• [The records]

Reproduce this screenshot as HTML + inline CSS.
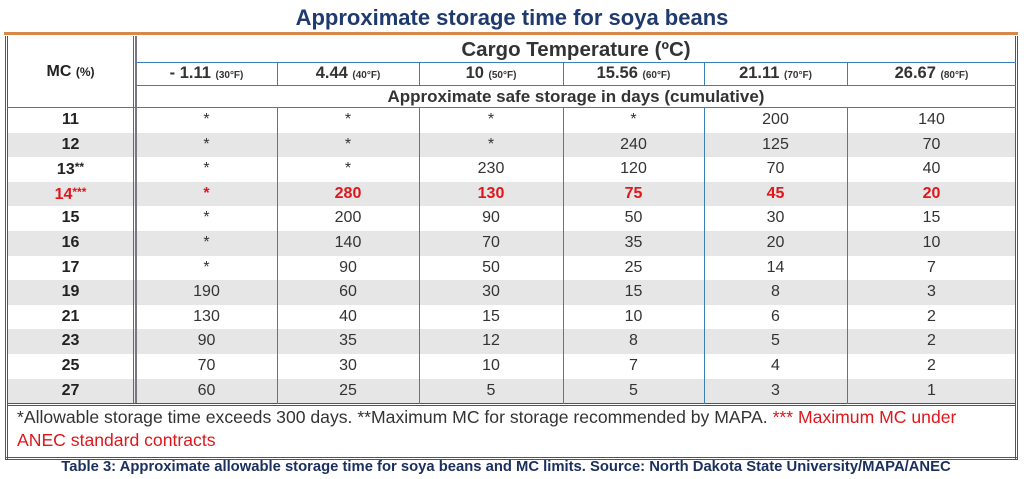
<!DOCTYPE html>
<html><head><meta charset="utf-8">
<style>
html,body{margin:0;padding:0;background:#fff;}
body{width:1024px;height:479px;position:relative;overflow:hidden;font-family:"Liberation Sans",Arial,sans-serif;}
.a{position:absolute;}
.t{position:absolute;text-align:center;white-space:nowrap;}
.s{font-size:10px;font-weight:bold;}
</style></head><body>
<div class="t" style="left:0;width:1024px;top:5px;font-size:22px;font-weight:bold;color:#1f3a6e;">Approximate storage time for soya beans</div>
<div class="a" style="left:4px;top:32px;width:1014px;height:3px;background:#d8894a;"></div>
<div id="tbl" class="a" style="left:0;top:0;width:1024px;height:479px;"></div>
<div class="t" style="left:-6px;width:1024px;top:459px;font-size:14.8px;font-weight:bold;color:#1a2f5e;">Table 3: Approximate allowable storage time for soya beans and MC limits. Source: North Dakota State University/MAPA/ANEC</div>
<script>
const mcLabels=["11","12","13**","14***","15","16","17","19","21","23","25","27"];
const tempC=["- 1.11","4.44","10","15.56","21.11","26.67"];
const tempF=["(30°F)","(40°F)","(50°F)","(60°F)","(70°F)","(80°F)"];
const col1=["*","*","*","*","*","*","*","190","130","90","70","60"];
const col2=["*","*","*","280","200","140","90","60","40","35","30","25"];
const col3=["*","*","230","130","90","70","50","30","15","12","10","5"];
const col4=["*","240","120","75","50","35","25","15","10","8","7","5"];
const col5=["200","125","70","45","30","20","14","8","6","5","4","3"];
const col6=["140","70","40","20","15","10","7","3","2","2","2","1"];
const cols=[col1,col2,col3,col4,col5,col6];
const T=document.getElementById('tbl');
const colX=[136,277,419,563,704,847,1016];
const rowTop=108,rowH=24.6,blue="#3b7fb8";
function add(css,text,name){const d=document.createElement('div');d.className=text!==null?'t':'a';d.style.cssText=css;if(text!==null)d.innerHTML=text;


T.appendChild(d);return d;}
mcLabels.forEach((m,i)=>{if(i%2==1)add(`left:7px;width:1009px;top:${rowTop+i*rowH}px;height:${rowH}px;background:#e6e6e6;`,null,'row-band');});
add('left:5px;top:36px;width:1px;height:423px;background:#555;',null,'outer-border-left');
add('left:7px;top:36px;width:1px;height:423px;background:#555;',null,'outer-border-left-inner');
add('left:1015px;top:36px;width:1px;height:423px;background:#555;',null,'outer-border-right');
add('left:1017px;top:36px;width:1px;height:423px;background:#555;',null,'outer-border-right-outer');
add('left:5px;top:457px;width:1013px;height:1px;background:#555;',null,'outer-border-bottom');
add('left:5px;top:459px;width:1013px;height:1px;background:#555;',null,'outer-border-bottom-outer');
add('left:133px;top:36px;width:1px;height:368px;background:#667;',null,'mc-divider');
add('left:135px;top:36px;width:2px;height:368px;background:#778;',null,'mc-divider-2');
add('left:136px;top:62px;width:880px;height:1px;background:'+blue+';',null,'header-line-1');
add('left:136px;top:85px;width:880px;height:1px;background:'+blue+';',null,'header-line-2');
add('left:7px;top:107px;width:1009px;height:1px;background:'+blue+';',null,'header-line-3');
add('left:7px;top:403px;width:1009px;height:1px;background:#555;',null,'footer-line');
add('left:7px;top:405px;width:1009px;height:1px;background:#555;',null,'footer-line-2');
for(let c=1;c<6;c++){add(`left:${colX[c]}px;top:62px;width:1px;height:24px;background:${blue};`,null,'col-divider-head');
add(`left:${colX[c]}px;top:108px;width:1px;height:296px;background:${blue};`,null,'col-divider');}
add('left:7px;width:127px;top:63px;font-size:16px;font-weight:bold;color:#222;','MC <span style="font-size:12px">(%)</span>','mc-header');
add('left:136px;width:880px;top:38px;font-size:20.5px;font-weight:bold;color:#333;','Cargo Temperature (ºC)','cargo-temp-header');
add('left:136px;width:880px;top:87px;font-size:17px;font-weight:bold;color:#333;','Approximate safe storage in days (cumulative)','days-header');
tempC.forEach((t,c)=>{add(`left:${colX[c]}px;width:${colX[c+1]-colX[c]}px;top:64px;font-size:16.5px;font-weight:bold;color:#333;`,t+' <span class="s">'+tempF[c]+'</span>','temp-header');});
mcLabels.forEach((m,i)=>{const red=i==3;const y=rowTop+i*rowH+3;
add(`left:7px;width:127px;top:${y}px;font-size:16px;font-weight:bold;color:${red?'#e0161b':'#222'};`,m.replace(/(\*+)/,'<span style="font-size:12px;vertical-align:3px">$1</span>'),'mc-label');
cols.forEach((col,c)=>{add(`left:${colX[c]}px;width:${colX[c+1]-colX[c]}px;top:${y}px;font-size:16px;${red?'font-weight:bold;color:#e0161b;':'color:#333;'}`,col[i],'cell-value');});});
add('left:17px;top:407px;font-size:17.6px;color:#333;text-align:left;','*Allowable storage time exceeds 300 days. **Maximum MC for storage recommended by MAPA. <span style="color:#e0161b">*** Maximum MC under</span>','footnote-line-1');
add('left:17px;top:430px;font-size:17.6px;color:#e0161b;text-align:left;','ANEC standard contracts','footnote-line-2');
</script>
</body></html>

==

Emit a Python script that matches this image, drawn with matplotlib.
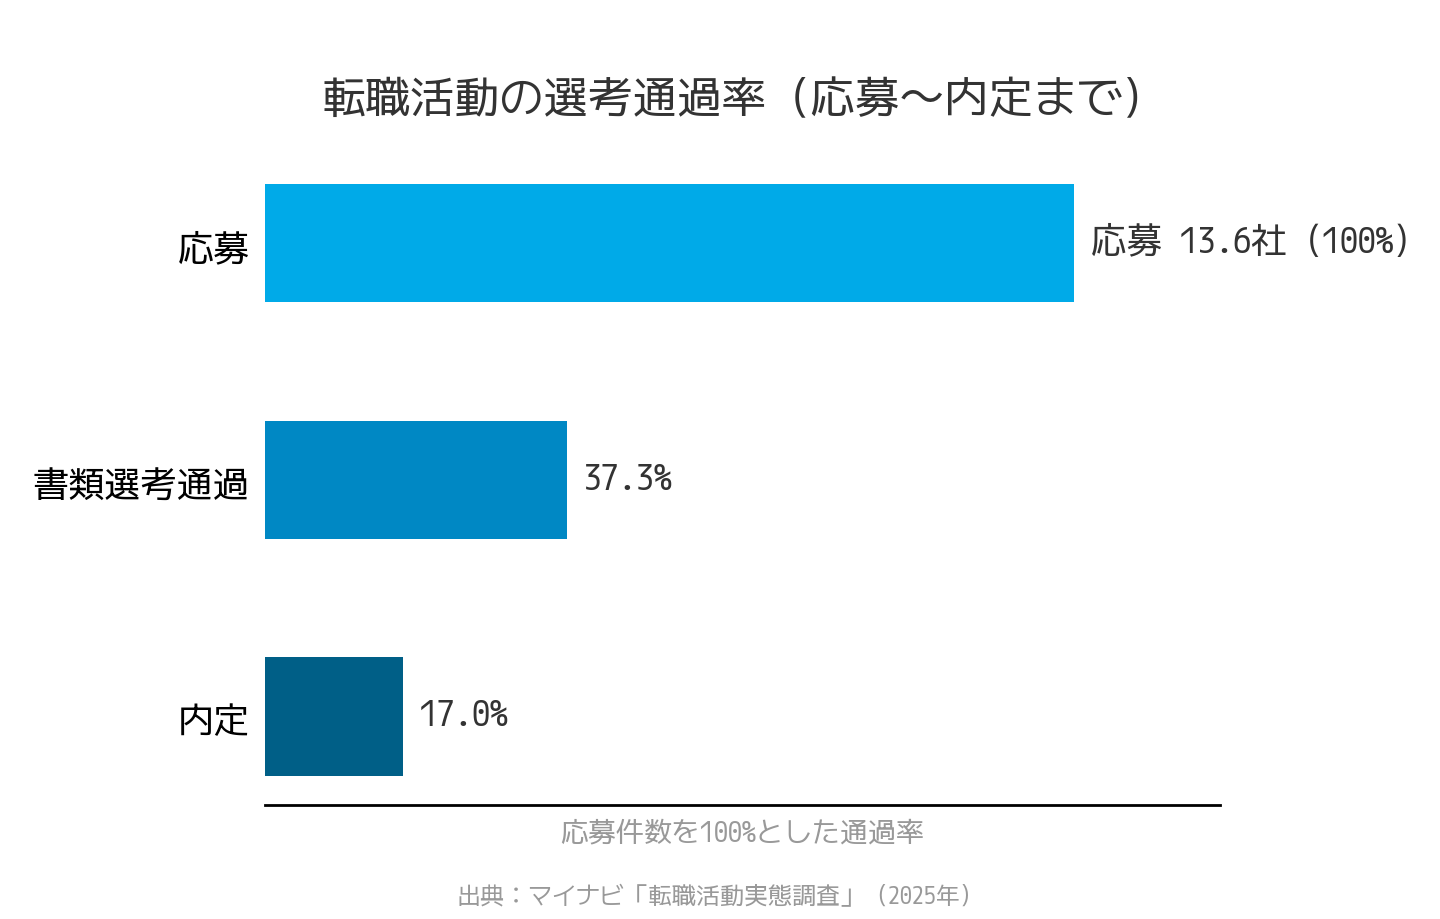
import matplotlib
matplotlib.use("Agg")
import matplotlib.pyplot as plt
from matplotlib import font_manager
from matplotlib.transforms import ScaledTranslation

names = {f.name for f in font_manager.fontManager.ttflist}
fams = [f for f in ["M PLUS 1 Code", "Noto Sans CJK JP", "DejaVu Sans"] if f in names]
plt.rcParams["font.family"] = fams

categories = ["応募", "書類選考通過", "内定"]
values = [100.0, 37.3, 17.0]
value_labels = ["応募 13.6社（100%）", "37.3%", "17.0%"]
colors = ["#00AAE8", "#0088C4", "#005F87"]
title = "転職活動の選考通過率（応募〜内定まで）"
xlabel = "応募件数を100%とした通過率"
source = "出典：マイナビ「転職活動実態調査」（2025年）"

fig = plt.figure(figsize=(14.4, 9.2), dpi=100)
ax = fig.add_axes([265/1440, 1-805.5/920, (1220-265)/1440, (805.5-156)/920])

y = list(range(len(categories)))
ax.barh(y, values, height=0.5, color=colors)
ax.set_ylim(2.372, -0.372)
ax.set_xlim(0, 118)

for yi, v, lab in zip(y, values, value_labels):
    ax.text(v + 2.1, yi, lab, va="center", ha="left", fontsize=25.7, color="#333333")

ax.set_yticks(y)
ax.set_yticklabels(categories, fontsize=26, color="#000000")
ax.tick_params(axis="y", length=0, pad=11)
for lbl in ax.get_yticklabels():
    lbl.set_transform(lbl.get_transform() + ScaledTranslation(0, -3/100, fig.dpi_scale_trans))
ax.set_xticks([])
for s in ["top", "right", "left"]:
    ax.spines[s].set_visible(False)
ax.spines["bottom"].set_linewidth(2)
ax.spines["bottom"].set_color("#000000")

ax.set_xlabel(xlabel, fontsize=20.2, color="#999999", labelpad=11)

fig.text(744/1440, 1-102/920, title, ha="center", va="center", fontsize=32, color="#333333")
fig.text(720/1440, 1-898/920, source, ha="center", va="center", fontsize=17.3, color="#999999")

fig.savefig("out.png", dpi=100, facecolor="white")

• [Your objective] Find the string "script" in the entries above and return each line that holds it.

• [Answer]
<script>
</script>
Emit a Python script that matches this image, drawn with matplotlib.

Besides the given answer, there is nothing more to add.